Despite the tremendous surge in numbers this year, The Dyke March displayed none of the drunken, obnoxious riots which marred the 2015 Pride Parade and started discussions about the event moving out of Lakeview.
For Rico, the reason all boiled down to mutual respect.
"It's so oppressive at Pride with all the drunk kids and older men," they said. "Here, we don't want to be disrespectful."
That level of respect was equally as prominent at the Dyke March rally on the grounds of Humboldt Park.
There, participants enjoyed free food cooked on a wide bar-b-que and browsed tables from organizations that included Affinity, Lambda Legal, Chicago Welcoming Churches, The Chicago Public Library, the Windy City Performing Arts/Windy City Gay Chorus, New Lease on Life Chicago, Rape Victim Advocates and the Midwest Access Coalition among others.
Abby Minton was offering magnets created by IO Handmade Crafts. The work of the organization is as altruistic as it is beautifully detailed.
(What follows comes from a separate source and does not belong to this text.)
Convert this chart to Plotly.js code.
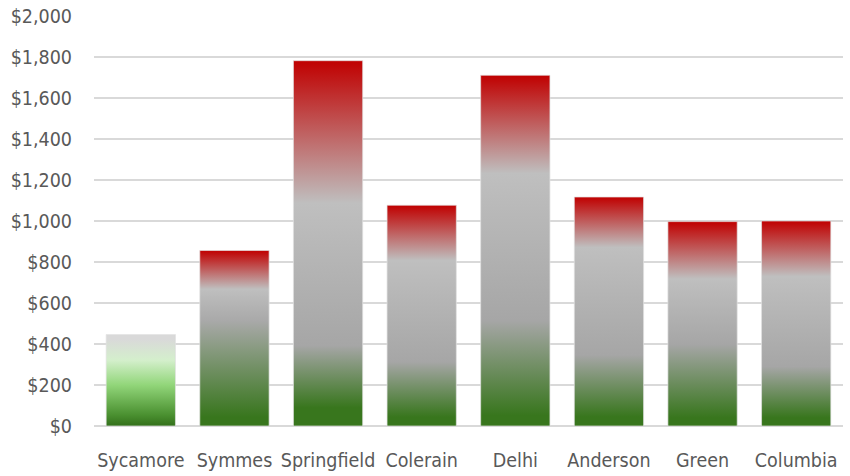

"Today, sales are going to help LGBTQIA homeless youth at The Crib," Minton said. "Forty percent of homeless youth make up the LGBTQIA population which is highly disproportionate so we wanted to make a difference."
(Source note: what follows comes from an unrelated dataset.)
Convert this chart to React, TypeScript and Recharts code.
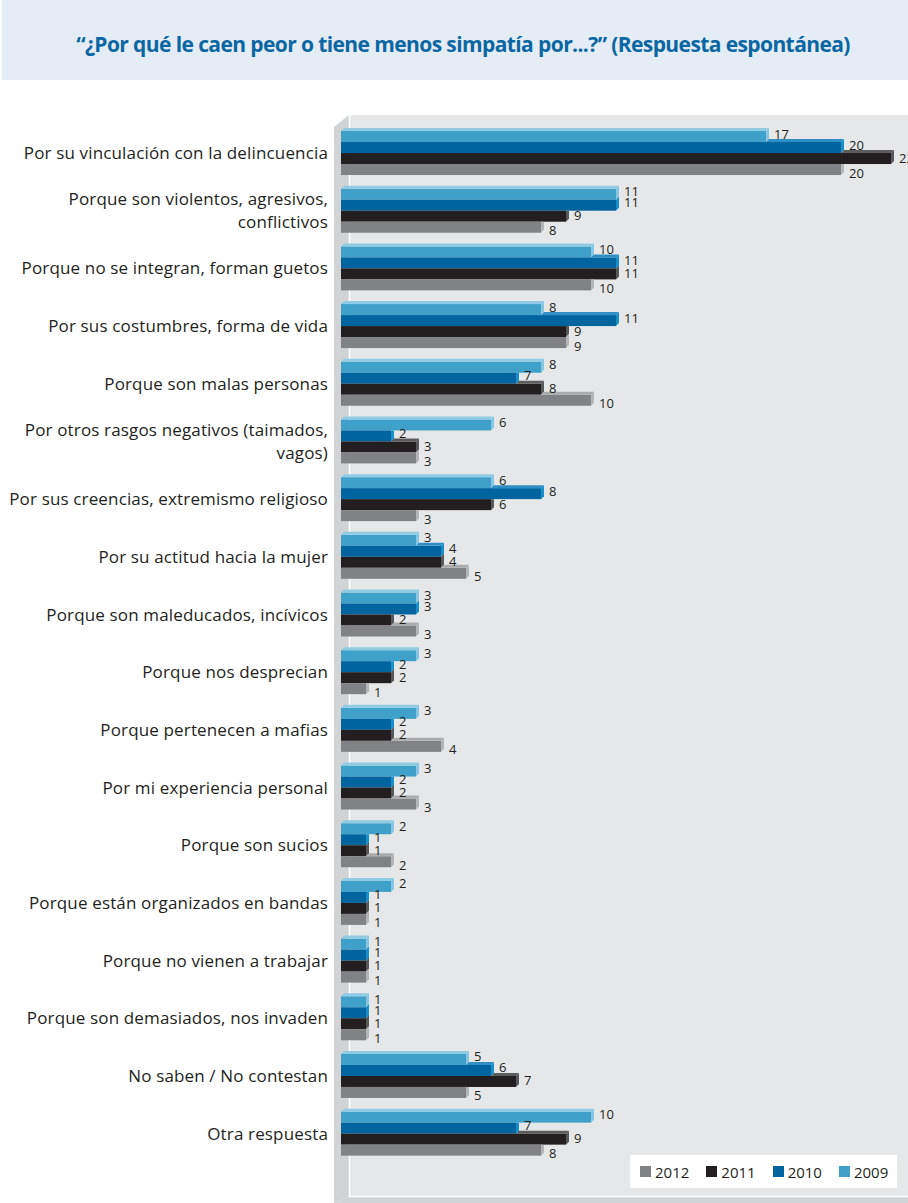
import React from 'react';
import { BarChart, Bar, XAxis, YAxis, Legend, LabelList } from 'recharts';

const categories = [
  'Por su vinculación con la delincuencia',
  'Porque son violentos, agresivos,\nconflictivos',
  'Porque no se integran, forman guetos',
  'Por sus costumbres, forma de vida',
  'Porque son malas personas',
  'Por otros rasgos negativos (taimados,\nvagos)',
  'Por sus creencias, extremismo religioso',
  'Por su actitud hacia la mujer',
  'Porque son maleducados, incívicos',
  'Porque nos desprecian',
  'Porque pertenecen a mafias',
  'Por mi experiencia personal',
  'Porque son sucios',
  'Porque están organizados en bandas',
  'Porque no vienen a trabajar',
  'Porque son demasiados, nos invaden',
  'No saben / No contestan',
  'Otra respuesta',
];

const values2009 = [17, 11, 10, 8, 8, 6, 6, 3, 3, 3, 3, 3, 2, 2, 1, 1, 5, 10];
const values2010 = [20, 11, 11, 11, 7, 2, 8, 4, 3, 2, 2, 2, 1, 1, 1, 1, 6, 7];
const values2011 = [22, 9, 11, 9, 8, 3, 6, 4, 2, 2, 2, 2, 1, 1, 1, 1, 7, 9];
const values2012 = [20, 8, 10, 9, 10, 3, 3, 5, 3, 1, 4, 3, 2, 1, 1, 1, 5, 8];

const seriesKeys = ['y2009', 'y2010', 'y2011', 'y2012'];
const seriesNames = ['2009', '2010', '2011', '2012'];
const legendOrder = ['2012', '2011', '2010', '2009'];

const mainColors = ['#3fa1c9', '#00659f', '#231f20', '#808285'];
const topColors = ['#8fcbe3', '#2f8fc4', '#5c5c5e', '#a9abad'];
const capColors = ['#86c6e0', '#1590cb', '#57585a', '#b3b5b7'];
const labelDy = [-3, -3, -1, 3];

const rows = categories.map((category, i) => ({
  category,
  y2009: values2009[i],
  y2010: values2010[i],
  y2011: values2011[i],
  y2012: values2012[i],
}));

const D = 3;

const makeShape = (k: number) => (props: any) => {
  const { x, y, width, height, payload } = props;
  const key = seriesKeys[k];
  const prevW = k > 0 ? (width * payload[seriesKeys[k - 1]]) / payload[key] : 0;
  const w = width;
  const parts: any[] = [];
  parts.push(<rect key="m" x={x} y={y} width={w} height={height} fill={mainColors[k]} />);
  if (w > prevW) {
    const pts = [
      [x + prevW, y],
      [x + prevW + D, y - D],
      [x + w + D, y - D],
      [x + w, y],
    ];
    parts.push(<polygon key="t" points={pts.map((p) => p.join(',')).join(' ')} fill={topColors[k]} />);
  }
  const capPts =
    w >= prevW
      ? [
          [x + w, y],
          [x + w + D, y - D],
          [x + w + D, y + height - D],
          [x + w, y + height],
        ]
      : [
          [x + w, y],
          [x + w + D, y],
          [x + w + D, y + height - D],
          [x + w, y + height],
        ];
  parts.push(<polygon key="c" points={capPts.map((p) => p.join(',')).join(' ')} fill={capColors[k]} />);
  return <g>{parts}</g>;
};

const makeLabel = (k: number) => (props: any) => {
  const { x, y, width, height, value } = props;
  return (
    <text
      x={x + width + 8}
      y={y + height / 2 + labelDy[k]}
      dominantBaseline="central"
      fontSize={13}
      fill="#231f20"
      fontFamily="'Open Sans', sans-serif"
    >
      {value}
    </text>
  );
};

const CategoryTick = (props: any) => {
  const { x, y, payload } = props;
  const lines = String(payload.value).split('\n');
  const lh = 23.5;
  const start = y - ((lines.length - 1) * lh) / 2;
  return (
    <text
      textAnchor="end"
      fontSize={17}
      letterSpacing={0.15}
      fill="#231f20"
      fontFamily="'Open Sans', sans-serif"
    >
      {lines.map((l, i) => (
        <tspan key={i} x={x} y={start + i * lh} dominantBaseline="central">
          {l}
        </tspan>
      ))}
    </text>
  );
};

const LegendContent = () => (
  <div
    style={{
      background: '#ffffff',
      width: 267,
      height: 33,
      display: 'flex',
      alignItems: 'center',
      paddingLeft: 10,
      boxSizing: 'border-box',
      fontFamily: "'Open Sans', sans-serif",
      fontSize: 15,
      color: '#231f20',
    }}
  >
    {legendOrder.map((name) => {
      const idx = seriesNames.indexOf(name);
      return (
        <div key={name} style={{ display: 'flex', alignItems: 'center', marginRight: 17 }}>
          <div style={{ width: 11, height: 11, background: mainColors[idx], marginRight: 4 }} />
          <span>{name}</span>
        </div>
      );
    })}
  </div>
);

const Backdrop = () => (
  <svg width={908} height={1203} style={{ position: 'absolute', left: 0, top: 0 }}>
    <rect x={2} y={0} width={906} height={80} fill="#e4ecf5" />
    <rect x={349} y={115} width={559} height={1082} fill="#e6e7e8" />
    <polygon points="334,127 349,115 349,1197 334,1203" fill="#d1d3d4" />
    <polygon points="349,1197 908,1197 908,1203 334,1203" fill="#d1d3d4" />
    <line x1={349.5} y1={115} x2={349.5} y2={1197} stroke="#ffffff" strokeWidth={1.5} />
    <line x1={349} y1={1196.5} x2={908} y2={1196.5} stroke="#ffffff" strokeWidth={1.5} />
  </svg>
);

export default function App() {
  return (
    <div style={{ position: 'absolute', left: 0, top: 0, width: 908, height: 1203, background: '#ffffff', overflow: 'hidden' }}>
      <Backdrop />
      <div
        style={{
          position: 'absolute',
          left: 2,
          top: 0,
          width: 906,
          height: 80,
          display: 'flex',
          alignItems: 'center',
          justifyContent: 'center',
          fontFamily: "'Open Sans', sans-serif",
          fontWeight: 700,
          fontSize: 21,
          letterSpacing: -0.6,
          color: '#0a67a3',
          paddingTop: 8,
          paddingLeft: 16,
          boxSizing: 'border-box',
        }}
      >
        “¿Por qué le caen peor o tiene menos simpatía por...?” (Respuesta espontánea)
      </div>
      <div style={{ position: 'absolute', left: 0, top: 0 }}>
        <BarChart
          width={908}
          height={1203}
          layout="vertical"
          data={rows}
          margin={{ top: 123.7, bottom: 41, left: 0, right: 17 }}
          barCategoryGap="12.7%"
          barGap={0}
        >
          <XAxis type="number" domain={[0, 22]} hide />
          <YAxis
            type="category"
            dataKey="category"
            width={341}
            axisLine={false}
            tickLine={false}
            tickMargin={7}
            interval={0}
            tick={<CategoryTick />}
          />
          {seriesKeys.map((key, k) => (
            <Bar
              key={key}
              dataKey={key}
              name={seriesNames[k]}
              fill={mainColors[k]}
              isAnimationActive={false}
              shape={makeShape(k)}
            >
              <LabelList dataKey={key} content={makeLabel(k)} />
            </Bar>
          ))}
          <Legend
            layout="horizontal"
            verticalAlign="middle"
            align="center"
            content={<LegendContent />}
            wrapperStyle={{ left: 630, top: 1155, width: 267, height: 33 }}
          />
        </BarChart>
      </div>
    </div>
  );
}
"A lot of younger kids are being rejected from their homes," Minton added. "But when we talk to them, they are very courageous. They would rather be out and homeless than inside and miserable."
Minton hoped to make $500 from the day, the proceeds of which will go to the homeless shelter which is a project of the Chicago-based Night Ministry.
Entertainment at the rally ran the gamut of spoken word, music, dance and even some body-affirming burlesque.
Performers included Kaycee Ortiz, Tiff Beatty, Miz Jellie Mae Jones, The History Makers, Tweak, Milani Ninja, Tasha, Holliwood Monroe and Bella Bahhs. The emcees for the show were Niki Gee and Miss Eboni.
Just as in 1996, Dyke March core organizers were floored by the unprecedented turnout for the event.
It was Sadie's first year as a member of the Dyke March Collective and the fourth as a Dyke March participant.
"It's fantastic!" Sadie said. "I think that a lot of people are feeling that it's a very important time to be at an event like this. We love and care about each other. We protect each other. We're really invested in that and we're intentional about building structures that create safety and support."
Although there will be a long break before discussions even begin about Dyke March 2017, Garcia and a number of others mentioned that, if they had their wish, they would like to see the event move to a neighborhood like Little Village.
"The fact that the Dyke March is still very much taking it to the streets gives me hope," Garcia said.